# Problem details:
Among the lines of the listing below, retype exactly those from the one containing "Write a Python" through the one containing "-18, -19, -20]", both included. Do not include pictures.

# Code that draws figures:
--------------------------------------------------

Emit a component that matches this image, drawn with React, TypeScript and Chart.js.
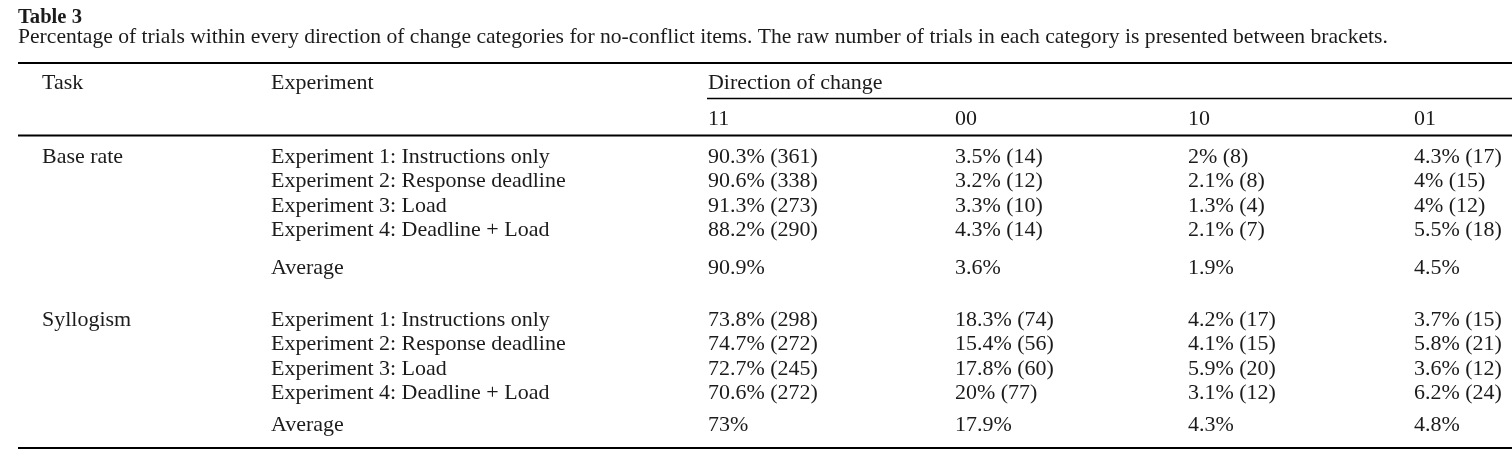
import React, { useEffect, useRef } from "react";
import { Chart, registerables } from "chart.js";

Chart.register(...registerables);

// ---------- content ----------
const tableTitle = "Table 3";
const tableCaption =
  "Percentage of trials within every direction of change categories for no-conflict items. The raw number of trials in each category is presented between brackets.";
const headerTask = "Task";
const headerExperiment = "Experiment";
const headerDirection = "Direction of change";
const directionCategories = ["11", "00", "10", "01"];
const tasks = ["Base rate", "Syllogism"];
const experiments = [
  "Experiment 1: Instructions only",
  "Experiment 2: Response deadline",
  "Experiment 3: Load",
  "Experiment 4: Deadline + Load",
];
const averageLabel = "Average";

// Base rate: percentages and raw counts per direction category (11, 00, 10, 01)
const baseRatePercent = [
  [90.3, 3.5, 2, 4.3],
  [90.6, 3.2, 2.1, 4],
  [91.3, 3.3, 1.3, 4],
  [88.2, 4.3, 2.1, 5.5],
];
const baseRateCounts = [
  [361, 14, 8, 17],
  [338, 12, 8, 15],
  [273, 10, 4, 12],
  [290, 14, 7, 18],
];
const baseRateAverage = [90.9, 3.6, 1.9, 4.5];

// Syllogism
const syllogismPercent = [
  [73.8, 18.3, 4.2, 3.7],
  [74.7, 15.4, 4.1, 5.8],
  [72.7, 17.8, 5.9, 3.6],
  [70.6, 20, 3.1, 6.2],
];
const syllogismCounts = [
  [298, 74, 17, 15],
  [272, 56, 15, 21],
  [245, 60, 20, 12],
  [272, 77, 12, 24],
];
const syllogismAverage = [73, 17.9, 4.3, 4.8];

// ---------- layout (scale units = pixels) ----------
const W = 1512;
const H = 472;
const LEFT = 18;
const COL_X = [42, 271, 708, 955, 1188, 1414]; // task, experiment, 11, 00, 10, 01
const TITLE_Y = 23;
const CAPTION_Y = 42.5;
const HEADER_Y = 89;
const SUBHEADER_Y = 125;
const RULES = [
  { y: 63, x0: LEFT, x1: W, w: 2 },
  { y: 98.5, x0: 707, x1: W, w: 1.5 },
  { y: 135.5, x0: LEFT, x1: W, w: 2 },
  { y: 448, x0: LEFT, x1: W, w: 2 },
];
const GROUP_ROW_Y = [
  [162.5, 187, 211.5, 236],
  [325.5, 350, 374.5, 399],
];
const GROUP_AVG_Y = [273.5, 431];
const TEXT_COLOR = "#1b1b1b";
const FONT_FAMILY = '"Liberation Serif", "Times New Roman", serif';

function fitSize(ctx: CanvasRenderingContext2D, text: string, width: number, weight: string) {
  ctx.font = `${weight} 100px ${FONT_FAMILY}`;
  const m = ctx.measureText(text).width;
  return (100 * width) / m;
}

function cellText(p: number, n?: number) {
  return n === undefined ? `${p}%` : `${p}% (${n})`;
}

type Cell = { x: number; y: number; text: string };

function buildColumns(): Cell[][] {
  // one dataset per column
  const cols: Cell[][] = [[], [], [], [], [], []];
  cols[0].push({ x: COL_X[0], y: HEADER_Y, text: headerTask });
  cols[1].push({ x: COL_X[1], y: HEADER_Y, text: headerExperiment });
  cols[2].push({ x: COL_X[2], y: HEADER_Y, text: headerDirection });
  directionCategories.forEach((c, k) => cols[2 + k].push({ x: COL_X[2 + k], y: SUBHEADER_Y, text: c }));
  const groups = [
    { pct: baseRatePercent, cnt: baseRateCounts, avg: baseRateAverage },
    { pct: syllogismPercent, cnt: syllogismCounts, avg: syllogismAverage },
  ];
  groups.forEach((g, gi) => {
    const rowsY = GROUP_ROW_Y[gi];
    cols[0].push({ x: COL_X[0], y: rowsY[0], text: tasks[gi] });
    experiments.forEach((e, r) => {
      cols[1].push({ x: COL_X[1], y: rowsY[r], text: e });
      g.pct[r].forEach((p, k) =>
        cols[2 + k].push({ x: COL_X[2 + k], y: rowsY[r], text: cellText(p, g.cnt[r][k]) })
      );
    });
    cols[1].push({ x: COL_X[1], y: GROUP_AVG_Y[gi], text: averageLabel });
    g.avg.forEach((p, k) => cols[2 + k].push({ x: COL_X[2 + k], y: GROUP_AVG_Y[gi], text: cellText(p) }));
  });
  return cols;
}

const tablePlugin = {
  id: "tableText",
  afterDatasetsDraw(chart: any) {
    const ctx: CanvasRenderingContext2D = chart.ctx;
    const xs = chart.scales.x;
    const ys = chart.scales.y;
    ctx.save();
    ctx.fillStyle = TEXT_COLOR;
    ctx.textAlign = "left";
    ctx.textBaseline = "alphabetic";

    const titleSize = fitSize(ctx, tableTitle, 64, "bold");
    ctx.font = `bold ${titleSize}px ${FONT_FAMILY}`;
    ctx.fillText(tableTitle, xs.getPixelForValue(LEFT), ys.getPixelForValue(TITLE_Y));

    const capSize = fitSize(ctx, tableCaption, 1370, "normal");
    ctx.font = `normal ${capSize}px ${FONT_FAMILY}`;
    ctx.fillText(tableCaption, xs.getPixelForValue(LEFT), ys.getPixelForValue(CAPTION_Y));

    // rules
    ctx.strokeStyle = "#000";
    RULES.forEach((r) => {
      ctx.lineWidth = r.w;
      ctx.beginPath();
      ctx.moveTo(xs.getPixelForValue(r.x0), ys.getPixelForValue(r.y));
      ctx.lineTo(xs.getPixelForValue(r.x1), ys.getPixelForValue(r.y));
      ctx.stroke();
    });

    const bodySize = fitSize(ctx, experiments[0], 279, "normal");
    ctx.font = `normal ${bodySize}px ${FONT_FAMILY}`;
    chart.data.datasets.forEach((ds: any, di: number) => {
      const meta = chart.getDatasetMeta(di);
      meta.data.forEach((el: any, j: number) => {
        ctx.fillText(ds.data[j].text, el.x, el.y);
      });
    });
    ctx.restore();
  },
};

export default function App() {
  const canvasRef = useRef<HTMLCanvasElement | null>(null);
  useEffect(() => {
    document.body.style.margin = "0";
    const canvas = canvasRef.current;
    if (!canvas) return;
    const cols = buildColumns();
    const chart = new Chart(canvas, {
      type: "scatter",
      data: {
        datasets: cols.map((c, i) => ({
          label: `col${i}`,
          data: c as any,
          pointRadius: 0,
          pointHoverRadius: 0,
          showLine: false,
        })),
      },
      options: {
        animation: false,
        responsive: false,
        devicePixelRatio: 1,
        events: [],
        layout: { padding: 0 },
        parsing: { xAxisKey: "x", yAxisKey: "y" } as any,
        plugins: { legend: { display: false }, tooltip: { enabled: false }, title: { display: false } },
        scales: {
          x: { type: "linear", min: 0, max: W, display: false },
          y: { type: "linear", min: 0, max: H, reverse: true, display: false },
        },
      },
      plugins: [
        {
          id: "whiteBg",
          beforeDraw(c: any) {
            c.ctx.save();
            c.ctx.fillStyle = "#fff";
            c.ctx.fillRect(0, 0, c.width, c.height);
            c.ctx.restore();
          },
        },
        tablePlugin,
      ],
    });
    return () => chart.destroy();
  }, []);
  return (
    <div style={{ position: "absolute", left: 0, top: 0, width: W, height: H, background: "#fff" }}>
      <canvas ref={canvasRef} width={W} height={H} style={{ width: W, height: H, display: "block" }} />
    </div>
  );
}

--------------------------------------------------

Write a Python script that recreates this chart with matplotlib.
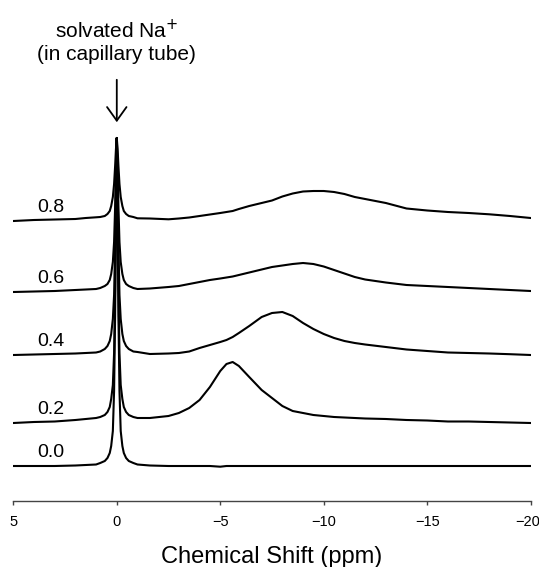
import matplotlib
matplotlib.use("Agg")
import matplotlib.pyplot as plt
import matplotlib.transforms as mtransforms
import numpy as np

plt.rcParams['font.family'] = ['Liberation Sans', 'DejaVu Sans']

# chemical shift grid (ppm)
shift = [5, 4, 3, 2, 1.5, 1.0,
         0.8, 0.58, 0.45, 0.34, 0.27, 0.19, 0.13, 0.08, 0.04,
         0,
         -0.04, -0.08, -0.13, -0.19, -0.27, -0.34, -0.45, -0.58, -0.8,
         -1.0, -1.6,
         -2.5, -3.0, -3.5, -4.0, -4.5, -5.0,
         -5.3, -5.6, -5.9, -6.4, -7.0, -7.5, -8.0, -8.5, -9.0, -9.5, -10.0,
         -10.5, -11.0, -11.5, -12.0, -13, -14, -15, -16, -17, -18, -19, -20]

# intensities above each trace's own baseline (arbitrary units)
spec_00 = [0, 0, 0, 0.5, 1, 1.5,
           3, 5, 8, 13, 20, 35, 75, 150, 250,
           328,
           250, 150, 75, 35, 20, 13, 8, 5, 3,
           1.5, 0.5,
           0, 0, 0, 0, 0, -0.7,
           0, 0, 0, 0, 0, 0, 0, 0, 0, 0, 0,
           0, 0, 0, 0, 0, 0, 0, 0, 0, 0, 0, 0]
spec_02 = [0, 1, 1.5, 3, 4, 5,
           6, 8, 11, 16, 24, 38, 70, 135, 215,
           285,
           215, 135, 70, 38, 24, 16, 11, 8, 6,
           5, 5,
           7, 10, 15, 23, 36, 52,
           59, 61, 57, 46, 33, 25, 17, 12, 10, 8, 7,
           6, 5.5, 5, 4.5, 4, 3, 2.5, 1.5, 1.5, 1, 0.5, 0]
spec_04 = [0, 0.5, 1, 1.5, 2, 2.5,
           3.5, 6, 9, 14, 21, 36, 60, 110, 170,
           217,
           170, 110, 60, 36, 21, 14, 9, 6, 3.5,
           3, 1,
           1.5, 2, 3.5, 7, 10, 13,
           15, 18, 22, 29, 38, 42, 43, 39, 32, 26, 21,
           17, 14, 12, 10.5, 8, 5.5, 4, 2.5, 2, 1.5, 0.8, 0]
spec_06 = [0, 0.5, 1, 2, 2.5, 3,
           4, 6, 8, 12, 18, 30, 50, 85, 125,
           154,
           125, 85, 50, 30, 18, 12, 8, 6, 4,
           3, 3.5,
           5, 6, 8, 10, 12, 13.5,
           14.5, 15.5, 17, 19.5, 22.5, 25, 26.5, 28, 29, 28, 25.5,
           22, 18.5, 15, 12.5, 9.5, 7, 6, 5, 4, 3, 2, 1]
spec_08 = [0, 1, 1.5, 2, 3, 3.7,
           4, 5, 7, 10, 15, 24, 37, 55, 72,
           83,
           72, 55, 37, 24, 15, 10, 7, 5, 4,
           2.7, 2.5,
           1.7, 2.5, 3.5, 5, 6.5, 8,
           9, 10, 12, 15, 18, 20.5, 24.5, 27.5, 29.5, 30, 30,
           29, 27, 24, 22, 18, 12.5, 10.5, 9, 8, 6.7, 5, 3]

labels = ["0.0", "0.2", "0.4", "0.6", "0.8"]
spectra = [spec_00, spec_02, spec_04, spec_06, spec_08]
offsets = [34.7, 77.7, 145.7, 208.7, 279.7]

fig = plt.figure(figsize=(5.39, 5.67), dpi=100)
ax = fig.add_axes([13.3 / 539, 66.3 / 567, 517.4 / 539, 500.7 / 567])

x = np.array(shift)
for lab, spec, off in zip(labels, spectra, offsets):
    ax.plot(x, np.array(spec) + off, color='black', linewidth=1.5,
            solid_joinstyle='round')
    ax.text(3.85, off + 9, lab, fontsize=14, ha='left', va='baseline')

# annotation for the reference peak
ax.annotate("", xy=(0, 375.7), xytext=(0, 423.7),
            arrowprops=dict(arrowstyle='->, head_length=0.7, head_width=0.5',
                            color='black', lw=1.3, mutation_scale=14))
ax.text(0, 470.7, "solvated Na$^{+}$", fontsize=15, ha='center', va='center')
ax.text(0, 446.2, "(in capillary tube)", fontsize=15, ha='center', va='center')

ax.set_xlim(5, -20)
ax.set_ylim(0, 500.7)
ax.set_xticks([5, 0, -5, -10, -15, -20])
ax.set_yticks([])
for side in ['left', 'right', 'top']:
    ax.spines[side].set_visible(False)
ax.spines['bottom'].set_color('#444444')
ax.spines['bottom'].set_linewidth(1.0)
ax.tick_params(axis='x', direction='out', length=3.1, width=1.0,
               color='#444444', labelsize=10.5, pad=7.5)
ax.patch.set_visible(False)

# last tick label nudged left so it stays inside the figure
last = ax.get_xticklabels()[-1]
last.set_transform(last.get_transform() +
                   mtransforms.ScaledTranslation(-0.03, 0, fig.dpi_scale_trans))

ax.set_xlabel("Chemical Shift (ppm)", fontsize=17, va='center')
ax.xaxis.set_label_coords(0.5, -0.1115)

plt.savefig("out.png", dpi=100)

--------------------------------------------------

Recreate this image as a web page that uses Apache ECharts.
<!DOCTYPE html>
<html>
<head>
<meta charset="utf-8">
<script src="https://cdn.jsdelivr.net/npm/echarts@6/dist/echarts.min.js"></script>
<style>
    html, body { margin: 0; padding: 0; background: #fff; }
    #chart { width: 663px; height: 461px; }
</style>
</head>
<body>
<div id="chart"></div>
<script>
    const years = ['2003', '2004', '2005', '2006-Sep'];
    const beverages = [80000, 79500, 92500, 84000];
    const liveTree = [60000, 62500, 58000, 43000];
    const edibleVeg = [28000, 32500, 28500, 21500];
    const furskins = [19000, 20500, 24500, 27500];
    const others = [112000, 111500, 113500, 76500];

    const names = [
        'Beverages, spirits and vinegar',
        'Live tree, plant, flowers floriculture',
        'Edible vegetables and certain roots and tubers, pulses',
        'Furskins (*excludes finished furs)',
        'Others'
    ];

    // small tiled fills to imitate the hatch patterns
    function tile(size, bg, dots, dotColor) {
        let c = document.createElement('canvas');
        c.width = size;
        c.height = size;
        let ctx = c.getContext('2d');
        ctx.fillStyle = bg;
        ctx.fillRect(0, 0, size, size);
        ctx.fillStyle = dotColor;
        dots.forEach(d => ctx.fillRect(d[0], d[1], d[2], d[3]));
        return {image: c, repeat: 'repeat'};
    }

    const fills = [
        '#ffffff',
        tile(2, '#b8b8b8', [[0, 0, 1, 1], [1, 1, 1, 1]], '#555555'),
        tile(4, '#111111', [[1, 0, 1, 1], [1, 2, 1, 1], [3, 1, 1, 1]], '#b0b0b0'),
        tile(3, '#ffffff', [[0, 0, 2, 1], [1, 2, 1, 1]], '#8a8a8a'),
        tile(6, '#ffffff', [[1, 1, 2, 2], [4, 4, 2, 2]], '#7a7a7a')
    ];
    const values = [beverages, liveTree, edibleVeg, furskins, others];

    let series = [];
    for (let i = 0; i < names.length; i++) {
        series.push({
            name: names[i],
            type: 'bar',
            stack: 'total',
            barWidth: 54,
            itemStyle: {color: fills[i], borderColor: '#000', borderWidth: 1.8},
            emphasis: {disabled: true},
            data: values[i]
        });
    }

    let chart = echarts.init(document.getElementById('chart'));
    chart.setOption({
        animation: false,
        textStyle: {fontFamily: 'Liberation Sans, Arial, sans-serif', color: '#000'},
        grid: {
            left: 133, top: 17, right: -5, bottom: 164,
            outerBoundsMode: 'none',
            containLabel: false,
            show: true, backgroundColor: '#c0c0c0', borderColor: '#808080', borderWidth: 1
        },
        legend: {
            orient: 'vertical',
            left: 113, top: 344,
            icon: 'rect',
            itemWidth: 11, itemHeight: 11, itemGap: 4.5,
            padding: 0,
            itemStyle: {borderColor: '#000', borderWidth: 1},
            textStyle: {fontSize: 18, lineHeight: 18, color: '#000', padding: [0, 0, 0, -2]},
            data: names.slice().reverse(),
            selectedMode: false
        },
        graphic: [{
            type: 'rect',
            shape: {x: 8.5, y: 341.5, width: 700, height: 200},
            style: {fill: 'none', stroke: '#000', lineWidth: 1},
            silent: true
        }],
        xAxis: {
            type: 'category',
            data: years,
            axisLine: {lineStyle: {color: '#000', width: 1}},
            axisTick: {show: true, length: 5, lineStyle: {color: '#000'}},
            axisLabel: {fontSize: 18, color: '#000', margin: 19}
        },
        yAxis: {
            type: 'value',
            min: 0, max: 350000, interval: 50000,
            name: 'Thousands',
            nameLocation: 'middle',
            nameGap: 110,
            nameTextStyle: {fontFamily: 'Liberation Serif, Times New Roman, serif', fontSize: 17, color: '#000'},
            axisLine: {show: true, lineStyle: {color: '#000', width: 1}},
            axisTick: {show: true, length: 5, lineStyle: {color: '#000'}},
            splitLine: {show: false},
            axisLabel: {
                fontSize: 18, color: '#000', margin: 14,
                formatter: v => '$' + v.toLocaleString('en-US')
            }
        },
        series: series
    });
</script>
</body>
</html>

--------------------------------------------------

# Result for this task:
Write a Python script that recreates this chart with matplotlib.
import matplotlib
matplotlib.use("Agg")
import matplotlib.pyplot as plt
import matplotlib.transforms as mtransforms
import numpy as np

plt.rcParams['font.family'] = ['Liberation Sans', 'DejaVu Sans']

# chemical shift grid (ppm)
shift = [5, 4, 3, 2, 1.5, 1.0,
         0.8, 0.58, 0.45, 0.34, 0.27, 0.19, 0.13, 0.08, 0.04,
         0,
         -0.04, -0.08, -0.13, -0.19, -0.27, -0.34, -0.45, -0.58, -0.8,
         -1.0, -1.6,
         -2.5, -3.0, -3.5, -4.0, -4.5, -5.0,
         -5.3, -5.6, -5.9, -6.4, -7.0, -7.5, -8.0, -8.5, -9.0, -9.5, -10.0,
         -10.5, -11.0, -11.5, -12.0, -13, -14, -15, -16, -17, -18, -19, -20]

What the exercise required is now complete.